I was surrounded by the weirdest-looking bunch this side of those sign-waving anti-everything protesters making fools of themselves on the corner. Or the nearest Comic-Con convention. You know, Comi-Con - those huge gatherings that celebrate the world of comics and superhero movies and games where people dress up like it’s Halloween. Except for this time, it was Halloween.
It’s been an awfully long time since I found myself dressed up for Halloween and it’s been several lifetimes since I spent five or six hours in a rowdy adult beverage establishment. On Halloween.
Well, the Saturday before Halloween, that is. You see, lately I’ve been bashing tubs (playing drums) with a couple of good friends in a rockabilly-type trio and ended up getting booked in a popular pub in a popular local location. It was, after all these years, quite the hall of a Halloween.
“I’ll play,” I told bandleader Len, “But I can’t do four hours anymore.” “No problem,” Len says, “It’s booked for three.” I haven’t been slammin’ the skins (playing drums) very much lately and for some reason, I seem to need to have a nice long nap after playing about three tunes. I knew the bar gig wasn’t going to be like that – to my peril – but I wasn’t quite prepared for Halloween 2022 in party central.
First of all, you load the gear in the afternoon. This always involves much more physical activity than expected, and you have to do a sound check which means you can’t set up your traps (drumset) and sneak off before the other guys are finished setting up. Finally, you head home for a quick nosh and nap, and head back. By now, the vociferous venue is practically levitating with freaks and goblins and witches and aliens and also many people dressed in Halloween costumes.
And the band was obligated to participate in abject costumery. Len rocked an outfit he called a “dead rock star”; Wayne, since he already had the hair was an impressive Moses (complete with a staff and stones full of updated “commandments”) and I was a hippie because it was easy since I still currently wear the same 1960s clothing style pretty much daily.
As we settled in for the first set in front of rowdy room full of Halloween beasts and beauties, a stunning belly dancer came over and mentioned that there would be “costume judging” in about three or four hours, and we knew we’d have to keep playing well after that. The belly dancer, who also happened to be the head server did a couple of impressive pirouettes to bring home the point, leaving us realizing that a quick three-hour gig just magically disappeared in a puff of smoke.
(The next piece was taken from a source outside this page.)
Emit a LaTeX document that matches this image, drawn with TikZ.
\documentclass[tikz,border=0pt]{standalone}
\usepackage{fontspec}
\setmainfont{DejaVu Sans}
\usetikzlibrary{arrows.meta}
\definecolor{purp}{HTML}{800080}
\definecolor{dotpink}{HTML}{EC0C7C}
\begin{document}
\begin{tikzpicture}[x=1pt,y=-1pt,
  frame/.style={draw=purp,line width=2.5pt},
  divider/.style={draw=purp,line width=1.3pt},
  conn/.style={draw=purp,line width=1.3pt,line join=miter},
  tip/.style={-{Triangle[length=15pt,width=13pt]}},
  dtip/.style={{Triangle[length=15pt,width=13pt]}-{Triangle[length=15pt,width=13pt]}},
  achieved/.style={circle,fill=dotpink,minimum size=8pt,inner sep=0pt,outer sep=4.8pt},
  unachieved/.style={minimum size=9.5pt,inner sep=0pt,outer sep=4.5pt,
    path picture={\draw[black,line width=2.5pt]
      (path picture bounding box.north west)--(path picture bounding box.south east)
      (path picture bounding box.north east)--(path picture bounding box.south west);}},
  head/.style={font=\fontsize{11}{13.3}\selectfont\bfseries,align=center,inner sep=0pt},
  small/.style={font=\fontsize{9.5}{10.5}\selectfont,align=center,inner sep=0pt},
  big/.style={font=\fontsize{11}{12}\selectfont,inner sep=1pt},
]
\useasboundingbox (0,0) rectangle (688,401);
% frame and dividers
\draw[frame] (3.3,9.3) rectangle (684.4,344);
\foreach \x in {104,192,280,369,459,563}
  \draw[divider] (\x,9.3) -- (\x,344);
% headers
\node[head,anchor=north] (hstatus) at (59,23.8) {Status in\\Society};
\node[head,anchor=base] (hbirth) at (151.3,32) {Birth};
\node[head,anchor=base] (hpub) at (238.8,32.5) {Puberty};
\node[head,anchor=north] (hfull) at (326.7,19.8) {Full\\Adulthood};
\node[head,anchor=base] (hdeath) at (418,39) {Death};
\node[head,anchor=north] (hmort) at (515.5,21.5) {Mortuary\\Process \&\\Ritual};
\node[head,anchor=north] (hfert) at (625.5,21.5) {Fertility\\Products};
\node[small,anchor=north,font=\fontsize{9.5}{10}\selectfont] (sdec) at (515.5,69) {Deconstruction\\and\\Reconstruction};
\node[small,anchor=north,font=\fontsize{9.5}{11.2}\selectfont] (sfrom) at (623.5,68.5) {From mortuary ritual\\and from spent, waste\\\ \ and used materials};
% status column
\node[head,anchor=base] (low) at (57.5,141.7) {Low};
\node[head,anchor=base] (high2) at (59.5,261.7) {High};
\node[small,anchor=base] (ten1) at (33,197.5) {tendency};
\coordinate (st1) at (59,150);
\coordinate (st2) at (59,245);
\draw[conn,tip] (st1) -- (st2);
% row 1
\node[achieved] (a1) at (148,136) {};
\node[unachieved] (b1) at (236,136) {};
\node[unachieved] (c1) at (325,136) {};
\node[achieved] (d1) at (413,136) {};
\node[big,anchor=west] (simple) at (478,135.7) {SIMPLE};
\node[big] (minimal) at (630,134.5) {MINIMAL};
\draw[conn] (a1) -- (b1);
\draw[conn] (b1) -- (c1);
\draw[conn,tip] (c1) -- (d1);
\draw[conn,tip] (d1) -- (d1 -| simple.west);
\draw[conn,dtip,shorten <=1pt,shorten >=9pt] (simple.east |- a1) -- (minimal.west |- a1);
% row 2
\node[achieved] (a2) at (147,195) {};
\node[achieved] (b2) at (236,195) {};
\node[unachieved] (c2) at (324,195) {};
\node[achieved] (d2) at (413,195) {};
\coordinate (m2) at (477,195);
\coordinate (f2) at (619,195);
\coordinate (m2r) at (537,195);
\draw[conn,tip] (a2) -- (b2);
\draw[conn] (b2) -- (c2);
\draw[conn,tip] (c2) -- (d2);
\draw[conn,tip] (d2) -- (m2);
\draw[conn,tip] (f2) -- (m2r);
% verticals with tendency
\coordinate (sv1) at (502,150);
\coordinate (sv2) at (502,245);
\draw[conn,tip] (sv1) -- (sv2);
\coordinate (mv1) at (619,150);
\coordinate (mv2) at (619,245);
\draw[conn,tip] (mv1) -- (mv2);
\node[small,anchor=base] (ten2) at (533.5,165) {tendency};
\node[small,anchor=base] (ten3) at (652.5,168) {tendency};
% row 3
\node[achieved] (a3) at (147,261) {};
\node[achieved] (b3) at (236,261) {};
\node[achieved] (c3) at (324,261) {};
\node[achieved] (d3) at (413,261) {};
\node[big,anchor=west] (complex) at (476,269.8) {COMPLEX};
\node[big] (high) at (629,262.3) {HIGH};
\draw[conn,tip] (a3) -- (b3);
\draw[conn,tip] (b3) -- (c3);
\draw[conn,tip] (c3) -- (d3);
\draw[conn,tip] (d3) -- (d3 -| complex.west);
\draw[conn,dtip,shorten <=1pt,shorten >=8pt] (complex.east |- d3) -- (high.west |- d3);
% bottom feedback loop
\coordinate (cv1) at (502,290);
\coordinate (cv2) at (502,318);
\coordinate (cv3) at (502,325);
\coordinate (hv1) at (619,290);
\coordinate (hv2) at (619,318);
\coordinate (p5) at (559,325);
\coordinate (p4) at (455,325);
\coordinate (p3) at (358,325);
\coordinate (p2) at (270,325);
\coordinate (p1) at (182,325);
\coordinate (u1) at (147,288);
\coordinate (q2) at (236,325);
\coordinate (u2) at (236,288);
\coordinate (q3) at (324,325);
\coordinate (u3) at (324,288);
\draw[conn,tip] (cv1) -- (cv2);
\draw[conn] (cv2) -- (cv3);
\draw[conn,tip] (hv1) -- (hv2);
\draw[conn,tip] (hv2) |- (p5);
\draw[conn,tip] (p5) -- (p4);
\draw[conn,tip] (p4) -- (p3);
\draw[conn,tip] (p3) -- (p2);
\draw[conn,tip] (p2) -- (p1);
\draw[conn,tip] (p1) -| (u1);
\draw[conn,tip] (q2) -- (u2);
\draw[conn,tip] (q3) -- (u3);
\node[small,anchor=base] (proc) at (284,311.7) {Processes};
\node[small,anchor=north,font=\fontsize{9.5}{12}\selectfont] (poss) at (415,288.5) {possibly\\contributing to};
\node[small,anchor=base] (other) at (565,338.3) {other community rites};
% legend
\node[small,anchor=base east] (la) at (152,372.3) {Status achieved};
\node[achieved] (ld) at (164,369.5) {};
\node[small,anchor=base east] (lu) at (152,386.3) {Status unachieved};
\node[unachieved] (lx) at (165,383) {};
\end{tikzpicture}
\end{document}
But I must say, the bar party costumes of H22 have certainly reached another level of Halloween-ness. There were a couple of “Day of the Dead” zombies that were so real nobody would go near them for fear of having their brains eaten. One girl was lit up with lights in a huge gossamer hat that must have been five feet across. There was a show-stopping angel wearing white feathered wings and a hallo and very little else. And the guy who won the costume contest was riding an inflated seagull. You kind of had to be there for that one.
As it turned, aside from the fact some of us after the party (me) felt like we’d been stepped on by Frankenstein, bitten by Dracula, and beaten up by a Werewolf, we all managed to make it home in more or less one piece. Except I’m pretty some of my brains are missing.